= John Campbell, Earl of Atholl =

Scottish nobleman

John Campbell, Earl of Atholl (died 1333) was a Scottish nobleman.

==Background==
John, also known as Iain, was the son of Sir Neil Campbell by his wife Mary Bruce. His grandparents were Sir Cailean Mór Campbell, Afraig of Carrick, Robert de Brus, 6th Lord of Annandale and Marjorie, Countess of Carrick. In 1316, he inherited from his father the lands confiscated from David Strathbogie, and in about 1320 he was created Earl of Atholl, though Strathbogie's son also claimed the title.
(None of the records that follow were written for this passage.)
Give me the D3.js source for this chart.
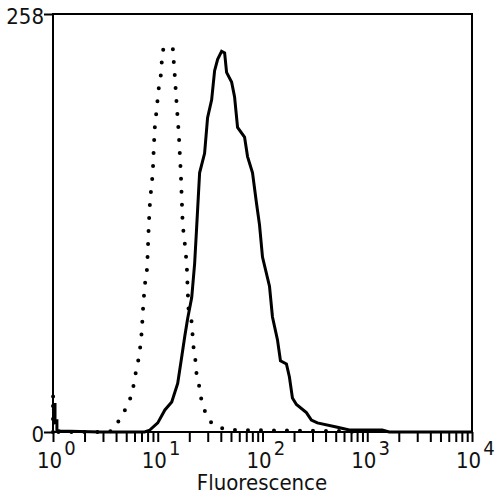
<!DOCTYPE html>
<html>
<head>
<meta charset="utf-8">
<script src="https://cdn.jsdelivr.net/npm/d3@7"></script>
<style>
body { margin: 0; background: #fff; }
text { font-family: "DejaVu Sans Condensed", "DejaVu Sans", sans-serif; font-stretch: condensed; fill: #111; }
</style>
</head>
<body>
<svg width="500" height="500"></svg>
<script>
// fluorescence intensity vs. event count
const stainedX = [1, 1.045, 1.045, 1.09, 1.09, 1.17, 2.8, 7.5, 8.4, 10, 11.7, 13.6, 15.5, 16.9, 18.1, 19.3, 21.1, 22.5, 23.5, 25.1,
    28.0, 29.9, 32.7, 34.9, 37.3, 40.7, 43.5, 45.4, 50.7, 54.1, 57.8, 67.4, 72.0, 80.3, 87.7, 93.6, 100, 116.6, 124.5,
    138.9, 148.4, 169.2, 180.7, 193.1, 210.8, 262.5, 292.8, 334.1, 506.8, 674, 1389, 1620, 10000];
const stainedY = [17, 17, 7, 7, 1, 0.6, 0, 0, 1.2, 5.6, 13.6, 18.5, 30, 46, 59, 70, 83, 104, 126, 160,
    172, 194, 205, 223, 230, 235, 234, 222, 216, 207, 188, 182, 170, 160, 141, 128, 108, 90, 71,
    57, 44, 42, 34, 21, 17, 12, 7.4, 5.6, 3.1, 1.2, 1.2, 0, 0];

const controlX = [1, 1, 1.045, 2.8, 3.65, 3.9, 4.54, 5.29, 5.78, 6.04, 6.45, 6.74, 7.04, 7.2, 7.36, 7.52, 7.86, 8.03, 8.2,
    8.39, 8.58, 8.96, 9.16, 9.36, 9.78, 10.2, 10.7, 10.9, 11.2, 12.45, 13.9, 14.2, 14.5, 15.2, 15.85, 16.6, 17.3, 18.1,
    18.9, 19.3, 19.7, 21.1, 21.5, 22.0, 23.0, 23.5, 25.1, 26.2, 28.6, 32.0, 36.5, 48.5, 541, 839];
const controlY = [0, 23, 0, 0, 0.6, 3.1, 9.9, 17.9, 25.9, 33.9, 42.6, 50, 62, 74, 82.7, 90.7, 98.8, 111, 127,
    139.5, 147.5, 159.5, 175, 187.6, 199.7, 211.7, 220.3, 227.7, 235.8, 238.2, 237.6, 229, 221, 201, 185, 160, 128, 116.6,
    104, 88, 75.3, 67.9, 59.9, 51.8, 43.2, 35.2, 27.2, 19.1, 11.7, 6.2, 3.1, 1.2, 0.6, 0];

const decades = [0, 1, 2, 3, 4];
const yTicks = [0, 258];

const svg = d3.select("svg");
const x = d3.scaleLog().domain([1, 10000]).range([53, 472]);
const y = d3.scaleLinear().domain([0, 258]).range([432, 14]);

// minor + major ticks on the log axis
const xTicks = [];
decades.slice(0, 4).forEach(d => {
    for (let m = 1; m < 10; m++) xTicks.push(m * Math.pow(10, d));
});
xTicks.push(10000);

const gx = svg.append("g")
    .attr("transform", "translate(0,432)")
    .call(d3.axisBottom(x).tickValues(xTicks).tickSize(10).tickFormat(""));
gx.select(".domain").remove();
gx.selectAll("line").attr("stroke", "#000").attr("stroke-width", 2);

const gy = svg.append("g")
    .attr("transform", "translate(53,0)")
    .call(d3.axisLeft(y).tickValues(yTicks).tickSize(9).tickPadding(0));
gy.select(".domain").remove();
gy.selectAll("line").attr("stroke", "#000").attr("stroke-width", 2);
gy.selectAll("text")
    .attr("font-size", 22)
    .attr("dy", "0.45em")
    .style("font-family", null);
gy.attr("font-family", null);

// frame
svg.append("rect")
    .attr("x", x(1)).attr("y", y(258))
    .attr("width", x(10000) - x(1)).attr("height", y(0) - y(258))
    .attr("fill", "none").attr("stroke", "#000").attr("stroke-width", 2);

// decade labels
const lab = svg.append("g").selectAll("text")
    .data(decades)
    .enter().append("text")
    .attr("x", d => x(Math.pow(10, d)) - 16)
    .attr("y", 468)
    .attr("font-size", 22);
lab.append("tspan").text("10");
lab.append("tspan").attr("dx", 2).attr("dy", -13).attr("font-size", 20).text(d => d);

svg.append("text")
    .attr("x", 262).attr("y", 490)
    .attr("text-anchor", "middle")
    .attr("font-size", 22)
    .text("Fluorescence");

const line = d3.line()
    .x(d => x(d[0]))
    .y(d => y(d[1]));

svg.append("path")
    .attr("d", line(d3.zip(controlX, controlY)))
    .attr("fill", "none")
    .attr("stroke", "#000")
    .attr("stroke-width", 4)
    .attr("stroke-linecap", "round")
    .attr("stroke-dasharray", "0,13");

svg.append("path")
    .attr("d", line(d3.zip(stainedX, stainedY)))
    .attr("fill", "none")
    .attr("stroke", "#000")
    .attr("stroke-width", 3)
    .attr("stroke-linejoin", "miter");
</script>
</body>
</html>
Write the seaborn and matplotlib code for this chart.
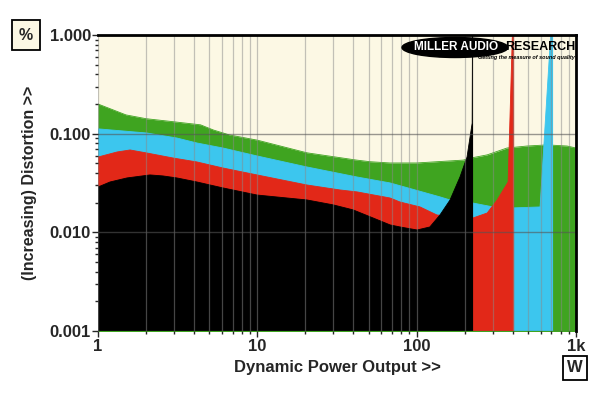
# Miller Audio Research style dynamic power / distortion chart

import numpy as np
import matplotlib
matplotlib.use("Agg")
import matplotlib.pyplot as plt
import matplotlib.ticker as mticker
from matplotlib.patches import Ellipse
import seaborn as sns

# ------------------- Data -------------------

green_w = [1, 1.5, 2.0, 3.0, 4.4, 5.3, 6.7, 10, 20.5, 42, 51, 68, 100, 196, 223, 277, 369, 493, 659, 879, 1000]
green_pct = [0.20, 0.155, 0.142, 0.132, 0.123, 0.109, 0.097, 0.086, 0.064, 0.054, 0.052, 0.0505,
             0.0505, 0.054, 0.057, 0.061, 0.0716, 0.075, 0.077, 0.075, 0.0716]

blue_w = [1, 2.03, 3.13, 4.18, 6.09, 9.96, 20.5, 42.3, 68.1, 140, 162, 223, 302, 403, 595, 698, 718]
blue_pct = [0.112, 0.1016, 0.0904, 0.0805, 0.0716, 0.0595, 0.046, 0.0364, 0.0317, 0.0229,
            0.0213, 0.0199, 0.0181, 0.0177, 0.0181, 1.2, 1.2]

red_w = [1, 1.32, 1.59, 2.03, 2.96, 4.18, 6.09, 9.96, 20.5, 33, 42.3, 68.1, 78.7, 105, 134,
         226, 277, 320, 375, 400, 409]
red_pct = [0.058, 0.0653, 0.0684, 0.0637, 0.0567, 0.0517, 0.0449, 0.0382, 0.0302, 0.0269,
           0.0257, 0.0223, 0.0203, 0.0181, 0.0150, 0.0140, 0.0157, 0.0213, 0.0324, 1.2, 1.2]

black_w = [1, 1.19, 1.52, 2.12, 2.56, 3.13, 4.18, 6.09, 9.96, 20.5, 29.9, 39.9, 53.2, 68.1,
           78.7, 100.6, 121, 140, 162, 187, 207, 223, 224, 226]
black_pct = [0.0288, 0.0324, 0.0356, 0.0382, 0.0373, 0.0356, 0.0324, 0.0282, 0.0239, 0.0213,
             0.019, 0.0169, 0.014, 0.0119, 0.01134, 0.01057, 0.01134, 0.0150, 0.0213, 0.0364,
             0.058, 0.128, 1.2, 1.2]

x_ticks = [1, 10, 100, 1000]
x_labels = ["1", "10", "100", "1k"]
y_ticks = [0.001, 0.01, 0.1, 1.0]
y_labels = ["0.001", "0.010", "0.100", "1.000"]

series = [
    (green_w, green_pct, "#3fa420"),
    (blue_w, blue_pct, "#3cc6ee"),
    (red_w, red_pct, "#e22818"),
    (black_w, black_pct, "#000000"),
]

# ------------------- Plot -------------------

sns.set_style("ticks")
plt.rcParams["font.family"] = ["Liberation Sans", "DejaVu Sans"]
plt.rcParams["font.weight"] = "bold"

fig = plt.figure(figsize=(6, 3.98), dpi=100)
ax = fig.add_axes([0.1633, 0.1683, 0.7967, 0.7437])
ax.set_facecolor("#fcf8e4")

for i, (w, pct, col) in enumerate(series):
    ax.fill_between(w, 0.0001, pct, color=col, linewidth=0, zorder=1 + i * 0.1)
    sns.lineplot(x=w, y=pct, ax=ax, color=col, linewidth=0.6, sort=False,
                 estimator=None, zorder=1.05 + i * 0.1)

ax.set_xscale("log")
ax.set_yscale("log")
ax.set_xlim(1, 1000)
ax.set_ylim(0.001, 1.0)

ax.set_xticks(x_ticks)
ax.set_xticklabels(x_labels)
ax.set_yticks(y_ticks)
ax.set_yticklabels(y_labels)
ax.xaxis.set_minor_locator(mticker.LogLocator(base=10, subs=np.arange(2, 10)))
ax.yaxis.set_minor_locator(mticker.LogLocator(base=10, subs=np.arange(2, 10)))
ax.xaxis.set_minor_formatter(mticker.NullFormatter())
ax.yaxis.set_minor_formatter(mticker.NullFormatter())

ax.set_axisbelow(False)
ax.grid(axis="x", which="both", color="#8a8a8a", alpha=0.5, linewidth=0.9)
ax.grid(axis="y", which="major", color="#555555", alpha=0.6, linewidth=1.0)

ax.tick_params(axis="both", which="major", length=4, width=1, labelsize=12, pad=2)
ax.tick_params(axis="both", which="minor", length=2.5, width=1)
ax.tick_params(axis="y", labelsize=12, pad=1)

for side in ["left", "bottom"]:
    ax.spines[side].set_visible(False)
for side in ["top", "right"]:
    ax.spines[side].set_linewidth(2)
    ax.spines[side].set_color("black")
    ax.spines[side].set_zorder(10)

ax.set_xlabel("Dynamic Power Output >>", fontsize=12, fontweight="bold", labelpad=4)
ax.set_ylabel("(Increasing) Distortion >>", fontsize=11.5, fontweight="bold", labelpad=9)

# unit boxes
fig.text(26 / 600, 1 - 35 / 398, "%", ha="center", va="center", fontsize=11.5, fontweight="bold",
         bbox=dict(boxstyle="square,pad=0.45", fc="#fcf8e4", ec="black", lw=1.3))
fig.text(575 / 600, 1 - 368 / 398, "W", ha="center", va="center", fontsize=12, fontweight="bold",
         bbox=dict(boxstyle="square,pad=0.25", fc="white", ec="black", lw=1.3))

# logo
fig.patches.append(Ellipse((455 / 600, 1 - 47.5 / 398), 106 / 600, 20 / 398,
                           transform=fig.transFigure, fc="black", ec="black", zorder=19))
fig.text(456 / 600, 1 - 47 / 398, "MILLER AUDIO", ha="center", va="center", color="white",
         fontsize=8.5, fontweight="bold", zorder=20)
fig.text(540 / 600, 1 - 47 / 398, "RESEARCH", ha="center", va="center", color="black",
         fontsize=9, fontweight="bold", zorder=21)
fig.text(575 / 600, 1 - 57.5 / 398, "Getting the measure of sound quality", ha="right", va="center",
         color="black", fontsize=4, fontweight="bold", style="italic", zorder=21)

fig.savefig("out.png", dpi=100)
He was married to Joan, former wife of Malise IV, Earl of Strathearn and daughter of Sir John de Menteith. Her paternal grandparents were Walter Bailloch and Mary I, Countess of Menteith. They had no children, so when he was killed at Halidon Hill on 19 July 1333 (one of five Scottish earls to die in the battle), his earldom became extinct. David III Strathbogie, a disinherited noble, thus claimed the Earldom of Atholl outright.

His widow Johanna Menteith, daughter of the infamous John de Menteith, later married Maurice de Moravia, Earl of Strathearn and then William de Moravia, 5th Earl of Sutherland.